* [Data]:
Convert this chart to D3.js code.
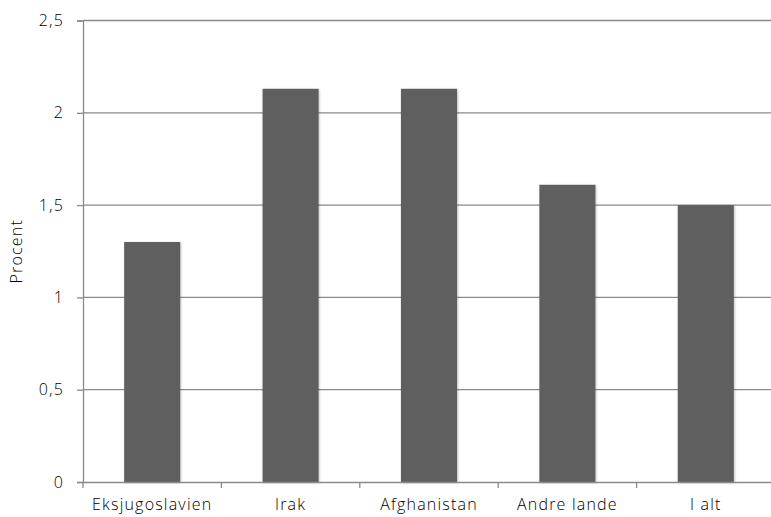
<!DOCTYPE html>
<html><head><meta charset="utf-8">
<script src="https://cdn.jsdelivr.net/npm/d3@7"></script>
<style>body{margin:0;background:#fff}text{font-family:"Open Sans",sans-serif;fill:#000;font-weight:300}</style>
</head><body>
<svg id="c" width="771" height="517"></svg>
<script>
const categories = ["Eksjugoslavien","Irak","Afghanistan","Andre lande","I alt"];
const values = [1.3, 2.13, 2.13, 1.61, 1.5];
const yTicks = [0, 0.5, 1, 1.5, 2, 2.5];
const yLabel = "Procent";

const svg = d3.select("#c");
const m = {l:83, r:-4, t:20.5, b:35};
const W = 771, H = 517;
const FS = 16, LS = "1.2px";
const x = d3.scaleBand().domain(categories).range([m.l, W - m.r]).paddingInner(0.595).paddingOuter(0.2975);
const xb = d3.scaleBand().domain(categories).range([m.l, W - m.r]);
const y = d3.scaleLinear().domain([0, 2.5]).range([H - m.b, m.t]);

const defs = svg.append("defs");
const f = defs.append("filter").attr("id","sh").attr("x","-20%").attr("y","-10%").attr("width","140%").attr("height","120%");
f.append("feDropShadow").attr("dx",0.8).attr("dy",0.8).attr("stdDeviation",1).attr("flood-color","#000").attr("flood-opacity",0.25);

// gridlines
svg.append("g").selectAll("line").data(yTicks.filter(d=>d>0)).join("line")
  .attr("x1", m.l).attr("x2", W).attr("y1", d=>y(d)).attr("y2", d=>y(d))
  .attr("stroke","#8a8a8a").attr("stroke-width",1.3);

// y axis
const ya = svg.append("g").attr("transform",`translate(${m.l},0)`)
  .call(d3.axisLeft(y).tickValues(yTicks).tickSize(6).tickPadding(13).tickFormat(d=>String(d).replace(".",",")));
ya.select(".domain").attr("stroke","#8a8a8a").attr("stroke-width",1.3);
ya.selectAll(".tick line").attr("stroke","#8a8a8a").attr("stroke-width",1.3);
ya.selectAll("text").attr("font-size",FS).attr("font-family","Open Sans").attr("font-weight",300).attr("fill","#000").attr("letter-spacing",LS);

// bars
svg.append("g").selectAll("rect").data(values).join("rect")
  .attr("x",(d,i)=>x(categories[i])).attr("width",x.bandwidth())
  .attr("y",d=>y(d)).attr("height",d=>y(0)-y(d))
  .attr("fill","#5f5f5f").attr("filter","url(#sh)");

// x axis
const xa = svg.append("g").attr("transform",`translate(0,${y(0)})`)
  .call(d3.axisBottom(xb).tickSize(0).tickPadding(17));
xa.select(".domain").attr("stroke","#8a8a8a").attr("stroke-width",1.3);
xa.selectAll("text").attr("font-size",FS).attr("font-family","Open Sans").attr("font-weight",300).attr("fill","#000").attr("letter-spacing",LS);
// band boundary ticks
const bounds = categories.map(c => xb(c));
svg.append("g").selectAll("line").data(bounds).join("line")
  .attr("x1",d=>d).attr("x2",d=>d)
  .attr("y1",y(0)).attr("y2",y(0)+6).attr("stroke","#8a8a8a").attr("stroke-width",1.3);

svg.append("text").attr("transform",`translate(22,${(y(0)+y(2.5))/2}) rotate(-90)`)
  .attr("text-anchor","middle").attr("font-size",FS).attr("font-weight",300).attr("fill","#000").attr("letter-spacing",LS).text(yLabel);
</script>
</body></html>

* [Task statement]: Restate the listing above word for word, and skip the pictures.

* [Task response]:
Convert this chart to D3.js code.
<!DOCTYPE html>
<html><head><meta charset="utf-8">
<script src="https://cdn.jsdelivr.net/npm/d3@7"></script>
<style>body{margin:0;background:#fff}text{font-family:"Open Sans",sans-serif;fill:#000;font-weight:300}</style>
</head><body>
<svg id="c" width="771" height="517"></svg>
<script>
const categories = ["Eksjugoslavien","Irak","Afghanistan","Andre lande","I alt"];
const values = [1.3, 2.13, 2.13, 1.61, 1.5];
const yTicks = [0, 0.5, 1, 1.5, 2, 2.5];
const yLabel = "Procent";

const svg = d3.select("#c");
const m = {l:83, r:-4, t:20.5, b:35};
const W = 771, H = 517;
const FS = 16, LS = "1.2px";
const x = d3.scaleBand().domain(categories).range([m.l, W - m.r]).paddingInner(0.595).paddingOuter(0.2975);
const xb = d3.scaleBand().domain(categories).range([m.l, W - m.r]);
const y = d3.scaleLinear().domain([0, 2.5]).range([H - m.b, m.t]);

const defs = svg.append("defs");
const f = defs.append("filter").attr("id","sh").attr("x","-20%").attr("y","-10%").attr("width","140%").attr("height","120%");
f.append("feDropShadow").attr("dx",0.8).attr("dy",0.8).attr("stdDeviation",1).attr("flood-color","#000").attr("flood-opacity",0.25);

// gridlines
svg.append("g").selectAll("line").data(yTicks.filter(d=>d>0)).join("line")
  .attr("x1", m.l).attr("x2", W).attr("y1", d=>y(d)).attr("y2", d=>y(d))
  .attr("stroke","#8a8a8a").attr("stroke-width",1.3);

// y axis
const ya = svg.append("g").attr("transform",`translate(${m.l},0)`)
  .call(d3.axisLeft(y).tickValues(yTicks).tickSize(6).tickPadding(13).tickFormat(d=>String(d).replace(".",",")));
ya.select(".domain").attr("stroke","#8a8a8a").attr("stroke-width",1.3);
ya.selectAll(".tick line").attr("stroke","#8a8a8a").attr("stroke-width",1.3);
ya.selectAll("text").attr("font-size",FS).attr("font-family","Open Sans").attr("font-weight",300).attr("fill","#000").attr("letter-spacing",LS);

// bars
svg.append("g").selectAll("rect").data(values).join("rect")
  .attr("x",(d,i)=>x(categories[i])).attr("width",x.bandwidth())
  .attr("y",d=>y(d)).attr("height",d=>y(0)-y(d))
  .attr("fill","#5f5f5f").attr("filter","url(#sh)");

// x axis
const xa = svg.append("g").attr("transform",`translate(0,${y(0)})`)
  .call(d3.axisBottom(xb).tickSize(0).tickPadding(17));
xa.select(".domain").attr("stroke","#8a8a8a").attr("stroke-width",1.3);
xa.selectAll("text").attr("font-size",FS).attr("font-family","Open Sans").attr("font-weight",300).attr("fill","#000").attr("letter-spacing",LS);
// band boundary ticks
const bounds = categories.map(c => xb(c));
svg.append("g").selectAll("line").data(bounds).join("line")
  .attr("x1",d=>d).attr("x2",d=>d)
  .attr("y1",y(0)).attr("y2",y(0)+6).attr("stroke","#8a8a8a").attr("stroke-width",1.3);

svg.append("text").attr("transform",`translate(22,${(y(0)+y(2.5))/2}) rotate(-90)`)
  .attr("text-anchor","middle").attr("font-size",FS).attr("font-weight",300).attr("fill","#000").attr("letter-spacing",LS).text(yLabel);
</script>
</body></html>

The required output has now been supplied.